The Croatian part of Jocić's group - Robert and Luka Matanić, Amir Mafalani, Bojan Gudurić, Slobodan Đurović, as well as Milovanović - were all tried in Zagreb.

Matanić, who organized the group, was sentenced to 33 years while his close cousin Luka Matanić was sent away for 15 years, as was Mafalani.

Gudurić, who was the "backup" assassin in case the original plan failed, and Đurović, as the intermediary between the client and the perpetrator, were also found guilty and sentenced to 30 and 25 years in prison, respectively.

According to the Serbian indictment Pukanić was killed because he was presenting, in Croatian and Serbian media, his findings about the activities of several criminal groups active in the territory of Serbia and neighboring countries.

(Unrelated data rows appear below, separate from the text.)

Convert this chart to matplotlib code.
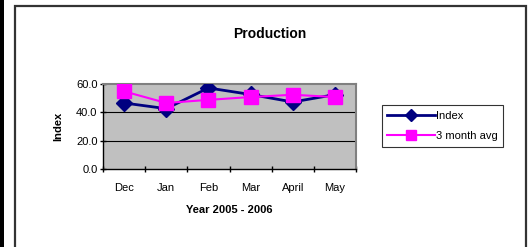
import matplotlib
matplotlib.use("Agg")
import matplotlib.pyplot as plt
from matplotlib.patches import Rectangle

months = ["Dec", "Jan", "Feb", "Mar", "April", "May"]
index_vals = [46.6, 42.6, 57.2, 52.6, 47.3, 52.5]
avg_vals = [54.8, 46.6, 48.8, 50.8, 52.4, 50.8]
yticks = [0, 20, 40, 60]

W, H = 532, 247
plt.rcParams["font.family"] = ["Liberation Sans", "DejaVu Sans"]

fig = plt.figure(figsize=(W / 100, H / 100), dpi=100, facecolor="white")

# black strip on the left, chart frame
fig.add_artist(Rectangle((0, 0), 4 / W, 1, transform=fig.transFigure,
                         facecolor="black", edgecolor="none"))
fig.add_artist(Rectangle((14.5 / W, -0.1), (525.5 - 14.5) / W, (H - 5.5) / H + 0.1,
                         transform=fig.transFigure, facecolor="none",
                         edgecolor="#333333", linewidth=1.6))

# plot area: x 103..356, y 84..169 (pixels from top)
ax = fig.add_axes([103 / W, 1 - 169 / H, (356 - 103) / W, (169 - 84) / H])
ax.set_facecolor("#C0C0C0")
x = range(len(months))
ax.plot(x, index_vals, color="#000080", lw=2, marker="D", ms=8.5,
        label="Index", zorder=3)
ax.plot(x, avg_vals, color="#FF00FF", lw=1.5, marker="s", ms=10.5,
        label="3 month avg", zorder=4)

ax.set_xlim(-0.5, len(months) - 0.5)
ax.set_ylim(0, 60)
ax.set_yticks(yticks)
ax.set_yticklabels([f"{v:.1f}" for v in yticks], fontsize=8)
ax.set_xticks([i - 0.5 for i in range(len(months) + 1)], minor=False)
ax.set_xticklabels([])
ax.set_xticks(list(x), minor=True)
ax.set_xticklabels(months, minor=True, fontsize=8)
ax.tick_params(axis="x", which="minor", length=0, pad=10)
ax.tick_params(axis="x", which="major", length=4, direction="inout", width=1)
ax.tick_params(axis="y", length=4, direction="inout", width=1, pad=2)
for v in yticks[1:-1]:
    ax.axhline(v, color="black", lw=0.8, zorder=1)
for s in ("left", "bottom"):
    ax.spines[s].set_color("black")
    ax.spines[s].set_linewidth(1)
for s in ("top", "right"):
    ax.spines[s].set_color("#808080")
    ax.spines[s].set_linewidth(1.5)

ax.set_ylabel("Index", fontsize=8, fontweight="bold", labelpad=9)
ax.set_xlabel("Year 2005 - 2006", fontsize=8, fontweight="bold", labelpad=9)

fig.text(270 / W, 1 - 34 / H, "Production", ha="center", va="center",
         fontsize=10, fontweight="bold")

leg = fig.legend(loc="center", bbox_to_anchor=(442.5 / W, 1 - 126 / H),
                 fontsize=8, frameon=True, fancybox=False, edgecolor="black",
                 handlelength=4.3, borderpad=0.5, labelspacing=0.9,
                 handletextpad=0.1, markerscale=0.7)
leg.get_frame().set_linewidth(0.8)

fig.savefig("out.png", dpi=100, facecolor="white")
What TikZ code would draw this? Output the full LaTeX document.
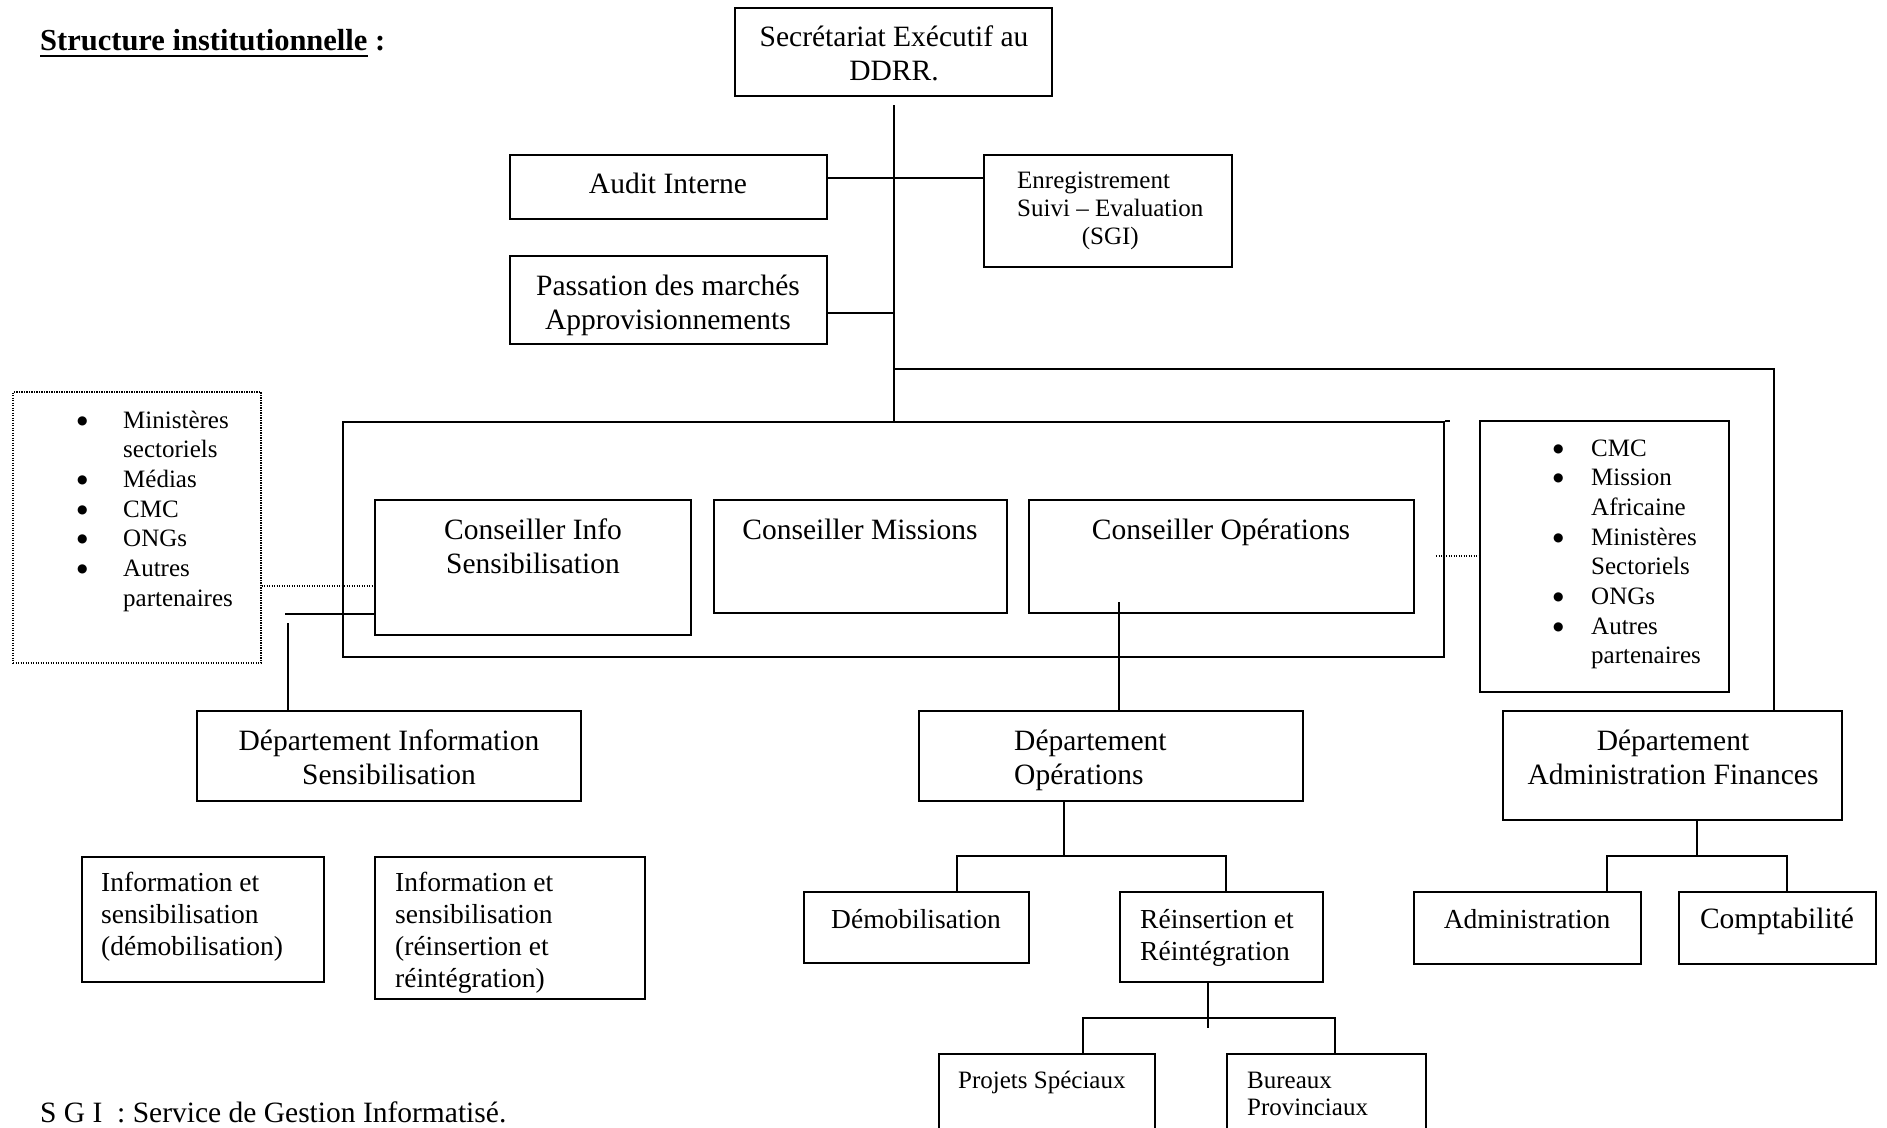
\documentclass[tikz,border=0pt]{standalone}
\usepackage{fontspec}
\setmainfont{Liberation Serif}
\newfontfamily\dejavu{DejaVu Sans}
\usetikzlibrary{fit}
\newcommand\myul[1]{\setbox0\hbox{#1}\rlap{\rule[-7pt]{\wd0}{2.4pt}}\box0\relax}
\newcommand\bul{\raisebox{4pt}{\dejavu\fontsize{12}{12}\selectfont ●}}
\newcommand\fA{\fontsize{29.5}{34.5}\selectfont}
\newcommand\fB{\fontsize{27.5}{32}\selectfont}
\newcommand\fC{\fontsize{25}{29.7}\selectfont}
\newcommand\mlines[2]{\begin{tabular}[t]{@{}#1@{}}#2\end{tabular}}
\begin{document}
\begin{tikzpicture}[x=1pt,y=-1pt,
  box/.style={draw, line width=1.8pt, inner sep=0pt, rectangle},
  dotbox/.style={draw, line width=1.2pt, dash pattern=on 1.2pt off 1.3pt, inner sep=0pt, rectangle},
  conn/.style={line width=1.8pt},
  dotconn/.style={line width=1.2pt, dash pattern=on 1.2pt off 1.3pt},
  lbl/.style={anchor=base, inner sep=0pt, font=\fA},
  lblw/.style={anchor=base west, inner sep=0pt, font=\fA},
]
\useasboundingbox (0,0) rectangle (1887,1127);
\fill[white] (0,0) rectangle (1887,1127);
\clip (0,0) rectangle (1887,1127);

% title
\node[lblw, font=\fontsize{30.5}{35}\selectfont\bfseries] (title) at (40,50) {\myul{Structure institutionnelle}\ :};

% top
\node[box, fit={(735,8)(1052,96)}] (sec) {};
\node[lbl] (sect) at (894,46) {\mlines{c}{Secrétariat Exécutif au\\DDRR.}};

\node[box, fit={(510,155)(827,219)}] (audit) {};
\node[lbl] (auditt) at (668,193) {Audit Interne};

\node[box, fit={(984,155)(1232,267)}] (enreg) {};
\node[anchor=base west, inner sep=0pt, font=\fontsize{25}{28.3}\selectfont] (enregt) at (1017,188)
  {\begin{tabular}[t]{@{}l@{}}Enregistrement\\Suivi – Evaluation\\\multicolumn{1}{@{}c@{}}{(SGI)}\end{tabular}};

\node[box, fit={(510,256)(827,344)}] (pass) {};
\node[lbl] (passt) at (668,295) {\mlines{c}{Passation des marchés\\Approvisionnements}};

% container and advisers
\node[box, fit={(343,422)(1444,657)}] (cont) {};
\draw[conn] (cont.north east) -- ++(5,0);

\node[box, fit={(375,500)(691,635)}] (cinfo) {};
\node[lbl] (cinfot) at (533,539) {\mlines{c}{Conseiller Info\\Sensibilisation}};
\node[box, fit={(714,500)(1007,613)}] (cmiss) {};
\node[lbl] (cmisst) at (860,539) {Conseiller Missions};
\node[box, fit={(1029,500)(1414,613)}] (cops) {};
\node[lbl] (copst) at (1221,539) {Conseiller Opérations};

% partner boxes
\node[dotbox, fit={(13,392)(261,663)}] (lpart) {};
\node[anchor=base west, inner sep=0pt, font=\fC] (lpartt) at (77,428)
  {\begin{tabular}[t]{@{}p{46pt}@{}l@{}}
   \bul & Ministères\\ & sectoriels\\ \bul & Médias\\ \bul & CMC\\
   \bul & ONGs\\ \bul & Autres\\ & partenaires\end{tabular}};

\node[box, fit={(1480,421)(1729,692)}] (rpart) {};
\node[anchor=base west, inner sep=0pt, font=\fC] (rpartt) at (1553,456)
  {\begin{tabular}[t]{@{}p{38pt}@{}l@{}}
   \bul & CMC\\ \bul & Mission\\ & Africaine\\ \bul & Ministères\\ & Sectoriels\\
   \bul & ONGs\\ \bul & Autres\\ & partenaires\end{tabular}};

% departments
\node[box, fit={(197,711)(581,801)}] (dinfo) {};
\node[lbl] (dinfot) at (389,750) {\mlines{c}{Département Information\\Sensibilisation}};

\node[box, fit={(919,711)(1303,801)}] (dops) {};
\node[lblw] (dopst) at (1014,750) {\mlines{l}{Département\\Opérations}};

\node[box, fit={(1503,711)(1842,820)}] (daf) {};
\node[lbl] (daft) at (1673,750) {\mlines{c}{Département\\Administration Finances}};

% info boxes
\node[box, fit={(82,857)(324,982)}] (idemob) {};
\node[lblw, font=\fB] (idemobt) at (101,891) {\mlines{l}{Information et\\sensibilisation\\(démobilisation)}};
\node[box, fit={(375,857)(645,999)}] (ireins) {};
\node[lblw, font=\fB] (ireinst) at (395,891) {\mlines{l}{Information et\\sensibilisation\\(réinsertion et\\réintégration)}};

% operations children
\node[box, fit={(804,892)(1029,963)}] (demob) {};
\node[lbl, font=\fB] (demobt) at (916,928) {Démobilisation};
\node[box, fit={(1120,892)(1323,982)}] (reins) {};
\node[lblw, font=\fB] (reinst) at (1140,928) {\mlines{l}{Réinsertion et\\Réintégration}};

\node[box, fit={(939,1054)(1155,1150)}] (proj) {};
\node[lblw, font=\fC] (projt) at (958,1088) {Projets Spéciaux};
\node[box, fit={(1227,1054)(1426,1150)}] (bur) {};
\node[lblw, font=\fontsize{25}{27.5}\selectfont] (burt) at (1247,1088) {\mlines{l}{Bureaux\\Provinciaux}};

% admin children
\node[box, fit={(1414,892)(1641,964)}] (admin) {};
\node[lbl, font=\fB] (admint) at (1527,928) {Administration};
\node[box, fit={(1679,892)(1876,964)}] (compta) {};
\node[lbl] (comptat) at (1777,928) {Comptabilité};

% footnote
\node[lblw] (sgi) at (40,1122) {S G I~~: Service de Gestion Informatisé.};

% connectors
\coordinate (t0) at (894,105);
\draw[conn] (t0) -- (t0 |- cont.north);
\draw[conn] (audit.east |- 0,178) -- (enreg.west |- 0,178);
\draw[conn] (pass.east |- 0,313) -- (t0 |- 0,313);
\coordinate (t1) at (1774,369);
\draw[conn] (t0 |- t1) -- (t1) -- (t1 |- daf.north);

\draw[dotconn] (lpart.east |- 0,586) -- (cinfo.west |- 0,586);
\coordinate (rd) at (1436,556);
\draw[dotconn] (rd) -- (rd -| rpart.west);

\coordinate (j1) at (285,614);
\draw[conn] (j1) -- (j1 -| cinfo.west);
\coordinate (j2) at (288,623);
\draw[conn] (j2) -- (j2 |- dinfo.north);

\coordinate (o1) at (1119,602);
\draw[conn] (o1) -- (o1 |- dops.north);

\coordinate (b1) at (1064,856);
\draw[conn] (dops.south -| b1) -- (b1);
\draw[conn] (demob.north -| 957,0) |- (b1) -| (reins.north -| 1226,0);

\coordinate (b2) at (1208,1028);
\draw[conn] (reins.south -| b2) -- (b2);
\coordinate (b2r) at (1335,1018);
\draw[conn] (proj.north -| 1083,0) |- (b2r) -- (b2r |- bur.north);

\coordinate (b3) at (1697,856);
\draw[conn] (daf.south -| b3) -- (b3);
\draw[conn] (admin.north -| 1607,0) |- (b3) -| (compta.north -| 1787,0);
\end{tikzpicture}
\end{document}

The District Court in Zagreb did not establish the existence of a criminal organization, as alleged in the indictment, nor who ordered the murders, and therefore also did not determine the motive for the liquidations.

The motive of those accused of carrying out the murders was greed, according to the Croatian court.

It also announced that that only Đurović, as liaison between the unknown client and the perpetrators, knows who the client is.

Đurović in January 2011 testified via video link from Zagreb to defend Jocić, stating that he had nothing to do with the murders.

Đurović noted that the judgment of the District Court in Zagreb does not mention Jocić, while the Serbian Prosecutor's Office for Organized Crime charged him as the organizer.

"Sreten Jocić was arrested on the basis of statements given by (cooperating witness in the Croatian process) Tomislav Marjanović, who said that he spoke with someone in Roberta Matanić's apartment, and that he assumed it was Jocić," Đurović said at the time.

Gudurić and Matanić refused to testify from Zagreb in the Belgrade trial.